Starting with the first line below, extract each line through the one that contains "import plotly.graph_objects as go", inclusive, excluding pictures.

» **DATA PROVIDED**:
........
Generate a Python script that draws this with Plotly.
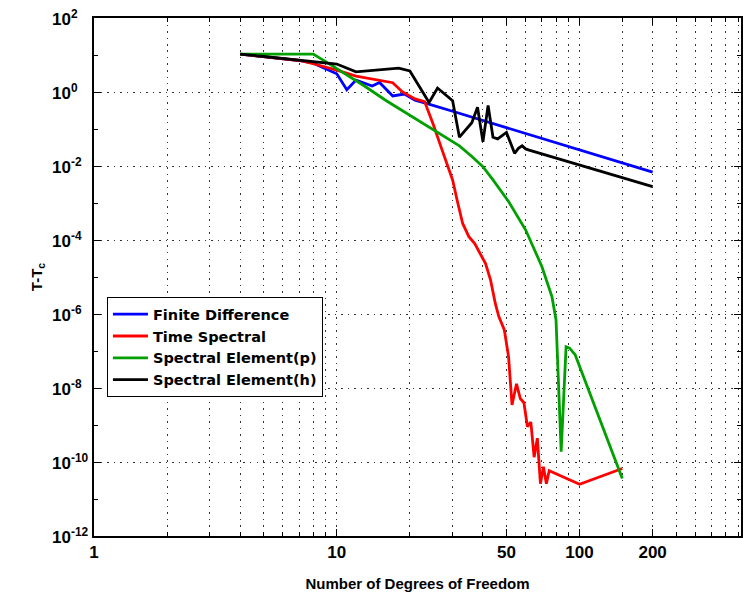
import plotly.graph_objects as go

# ---- data ----
fd_n = [4, 5, 6, 7, 8, 9, 10, 11, 12, 14, 15, 17, 19, 21, 23, 30, 40, 50, 60, 80, 100, 150, 200]
fd_err = [10.6, 9.1, 8.0, 7.1, 6.0, 4.3, 3.1, 1.15, 2.1, 1.45, 1.8, 0.78, 0.88, 0.6, 0.51,
          0.302, 0.17, 0.109, 0.0756, 0.0425, 0.0272, 0.0121, 0.0068]

ts_n = [4, 5, 6, 7, 8, 9, 10, 12, 15, 17, 18.6, 21, 23, 25, 27, 30, 31.3, 33, 35, 37, 41, 43,
        45, 46.5, 49, 51, 52.7, 55, 57, 59, 61, 63, 65, 67, 69, 71, 73, 75, 100, 150]
ts_err = [10.6, 9.1, 8.0, 7.1, 5.8, 4.8, 3.9, 2.7, 2.1, 1.78, 1.02, 0.65, 0.55, 0.13, 0.03,
          0.0042, 0.0012, 2.8e-4, 1.23e-4, 8e-5, 2.3e-5, 8.3e-6, 1.9e-6, 8.5e-7, 3.7e-7,
          7e-8, 3.5e-9, 1.3e-8, 5.2e-9, 4e-9, 9e-10, 1.2e-9, 1.35e-10, 4.4e-10, 2.6e-11,
          7.4e-11, 2.6e-11, 5.8e-11, 2.5e-11, 6.7e-11]

sep_n = [4, 8, 9, 11, 13, 16, 19, 22, 25, 28, 32, 36, 40, 44, 51, 60, 70, 77, 80, 84, 88, 91,
         96, 150]
sep_err = [10.6, 10.6, 6.6, 2.9, 1.45, 0.58, 0.29, 0.165, 0.1, 0.062, 0.035, 0.018, 0.0096,
           0.0042, 0.0011, 1.86e-4, 1.9e-5, 2.9e-6, 6.9e-7, 1.9e-10, 1.3e-7, 1.2e-7, 7.8e-8,
           3.6e-11]

seh_n = [4, 10, 12, 18, 20, 24, 26, 30, 32, 36, 38, 40, 42, 44, 46, 50, 54, 56, 58, 60, 62, 200]
seh_err = [10.6, 5.7, 3.5, 4.4, 3.7, 0.52, 1.28, 0.58, 0.06, 0.148, 0.385, 0.045, 0.43, 0.06,
           0.054, 0.081, 0.022, 0.03, 0.035, 0.029, 0.027, 0.00276]

series_names = ["Finite Difference", "Time Spectral", "Spectral Element(p)", "Spectral Element(h)"]
series_colors = ["#0000ff", "#ff0000", "#00a000", "#000000"]

x_tick_vals = [1, 10, 50, 100, 200]
x_tick_text = ["1", "10", "50", "100", "200"]
x_minor_vals = [2, 3, 4, 5, 6, 7, 8, 9, 20, 30, 40, 60, 70, 80, 90, 150, 250, 300, 350, 400, 450]
y_exps = [2, 0, -2, -4, -6, -8, -10, -12]
y_minor_exps = [1, -1, -3, -5, -7, -9, -11]

FONT = "Liberation Sans, Arial, sans-serif"
LFONT = "DejaVu Sans, Liberation Sans, sans-serif"

fig = go.Figure()
for n, e, name, col in zip([fd_n, ts_n, sep_n, seh_n], [fd_err, ts_err, sep_err, seh_err],
                           series_names, series_colors):
    fig.add_trace(go.Scatter(x=n, y=e, mode="lines", name=name,
                             line=dict(color=col, width=2.8)))

grid = dict(showgrid=True, gridcolor="#333333", griddash="1.5px,5px", gridwidth=1)

# y tick labels: left-aligned as in the reference (MATLAB style)
for k in y_exps:
    fig.add_annotation(x=-0.068, xref="paper", xanchor="left", y=k, yref="y",
                       yanchor="middle", showarrow=False,
                       text="10<sup>%d</sup>" % k,
                       font=dict(family=FONT, size=17, weight="bold", color="black"))

fig.update_layout(
    width=743, height=600,
    margin=dict(l=94, r=0, t=18, b=64),
    paper_bgcolor="white", plot_bgcolor="white",
    font=dict(family=FONT, color="black"),
    showlegend=True,
    legend=dict(x=0.02, y=0.461, xanchor="left", yanchor="top",
                bgcolor="white", bordercolor="black", borderwidth=1,
                font=dict(family=LFONT, size=14.5, weight="bold"),
                tracegroupgap=0, itemwidth=35),
    xaxis=dict(type="log", range=[0, 2.665],
               tickmode="array", tickvals=x_tick_vals, ticktext=x_tick_text,
               ticks="inside", ticklen=7, tickwidth=1, tickcolor="black",
               showline=True, linecolor="black", linewidth=2, mirror="ticks",
               tickfont=dict(family=FONT, size=17, weight="bold"),
               minor=dict(tickmode="array", tickvals=x_minor_vals, ticks="inside",
                          ticklen=4, tickcolor="black", **grid),
               title=dict(text="Number of Degrees of Freedom",
                          font=dict(family=FONT, size=15, weight="bold"), standoff=17),
               zeroline=False, **grid),
    yaxis=dict(type="log", range=[-12, 2],
               tickmode="array", tickvals=[10.0 ** k for k in y_exps],
               showticklabels=False,
               ticks="inside", ticklen=7, tickwidth=1, tickcolor="black",
               showline=True, linecolor="black", linewidth=2, mirror="ticks",
               minor=dict(tickmode="array", tickvals=[10.0 ** k for k in y_minor_exps],
                          ticks="inside", ticklen=4, tickcolor="black", showgrid=False),
               title=dict(text="T-T<sub>c</sub>",
                          font=dict(family=FONT, size=15, weight="bold"), standoff=46),
               zeroline=False, **grid),
)

fig.write_html("out.html")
........
» **EXPECTED OUTPUT**:
Generate a Python script that draws this with Plotly.
import plotly.graph_objects as go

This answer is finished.